Dentro de las formas de gobierno está el liderazgo democrático y el de tipo autoritario. En el primer estilo el líder toma en cuenta la opinión del grupo para la toma de decisiones, de modo que todos y cada uno de los participantes se sientan representados. Este tipo de guía natural inyecta entusiasmo a los subordinados, además de que les concede la libertad para emprender acciones por cuenta propia, siempre y cuando no obstruyan el beneficio colectivo. Por su parte el líder autocrático centra en su persona y en unos pocos allegados la toma de decisiones, limitando a sus subordinados hacerlo. Ejemplos de estos dirigentes hay muchos a lo largo de la historia; no es el modelo de liderazgo al que un país del siglo veintiuno aspire. El conocimiento y la tecnología han avanzado de manera que un ciudadano promedio identifica los problemas de la sociedad y es capaz de aportar soluciones. El líder ideal tiene la madurez para permitirlo; no pretende imponer la autoridad a fuerza, como quien tratase de controlar a un grupo de párvulos. Que la cabeza, mediante su actuar, reconozca las capacidades de los miembros del equipo, los tome en cuenta, y lleve a cabo una comunicación bidireccional, es la mejor manera de lograr que todos le pongan entusiasmo a su diario desempeño.

Regresando un poco a la figura del padre: Durante el siglo veinte ésta solía ser distante y poco accesible a la comunicación. Inspiraba mucho respeto y en ocasiones temor. Su tipo de amor era más condicionado que el de la madre, no en el fondo, pero sí en las formas. El afecto del padre había que ganárselo. Crecimos con un marco disciplinario bien definido, sabiendo cómo actuar una vez que llegábamos por nuestra cuenta al mundo exterior. El papá de estos tiempos participa en incontables tareas dentro de casa, se expresa con soltura frente a los hijos, se muestra amoroso. Ha roto con los clichés tradicionales que hacían de él una figura de hierro. Aun así, es necesario que mantenga el liderazgo dentro de casa; ya cada familia decide si lo hace a la par que la madre, constituyendo el arquetipo más común del siglo presente. Lo que sí podemos adelantar, es que un líder autocrático no funciona dentro de la familia actual, y tampoco funciona como sistema de gobierno. Podrá hacerlo por un tiempo, mediante represión, pero tarde o temprano, termina por ser derrocado. Europa del este y gran parte de Asia tienen ejemplos de lo que ha sido, --a la caída de los regímenes dictatoriales--, el desarrollo integral de diversas naciones, no sólo en términos de producción industrial, sino en lo relativo a estándares educativos y de satisfacción ciudadana. En América Latina y el Caribe no hemos logrado zafarnos de las amenazas dictatoriales que tanto daño llegan a hacer a una nación.
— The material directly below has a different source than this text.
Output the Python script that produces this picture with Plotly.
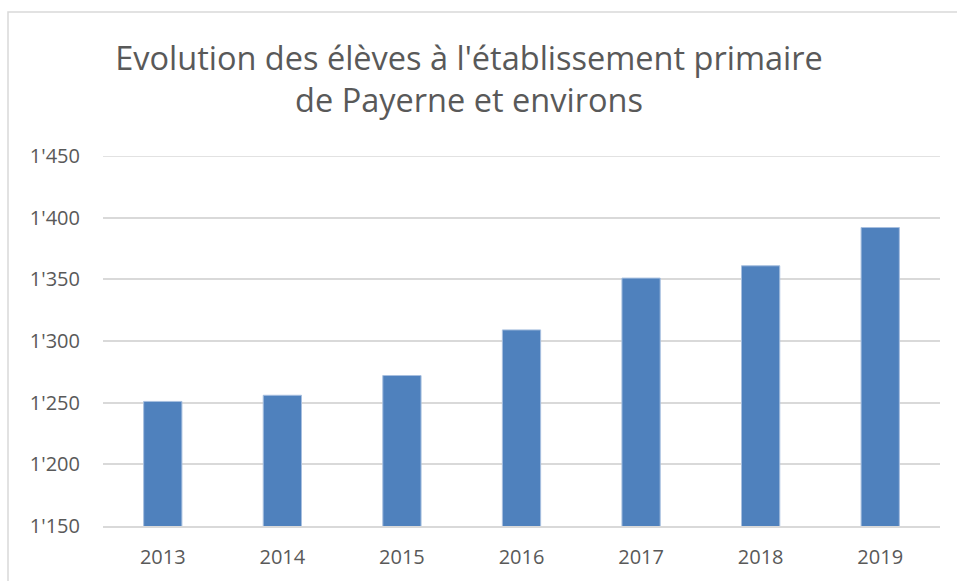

El ideal en la mente del buen líder es que la meta propuesta se cumpla con la participación entusiasta de todos. Desde el padre con el hijo al que enseña a caminar, hasta el gobernante con sus gobernados. Pensar que, si se afloja el control, el trabajo no se llevará a cabo, sólo refleja la inseguridad del dirigente. Si el grupo funciona de manera armónica, la tarea se cumple y como beneficio adicional, se genera lealtad y agradecimiento.

Necesitamos modelos humanitarios de convivencia, así como líderes íntegros, inteligentes y maduros, capaces de velar por el bien común. Desde el hogar hasta el más alto mando.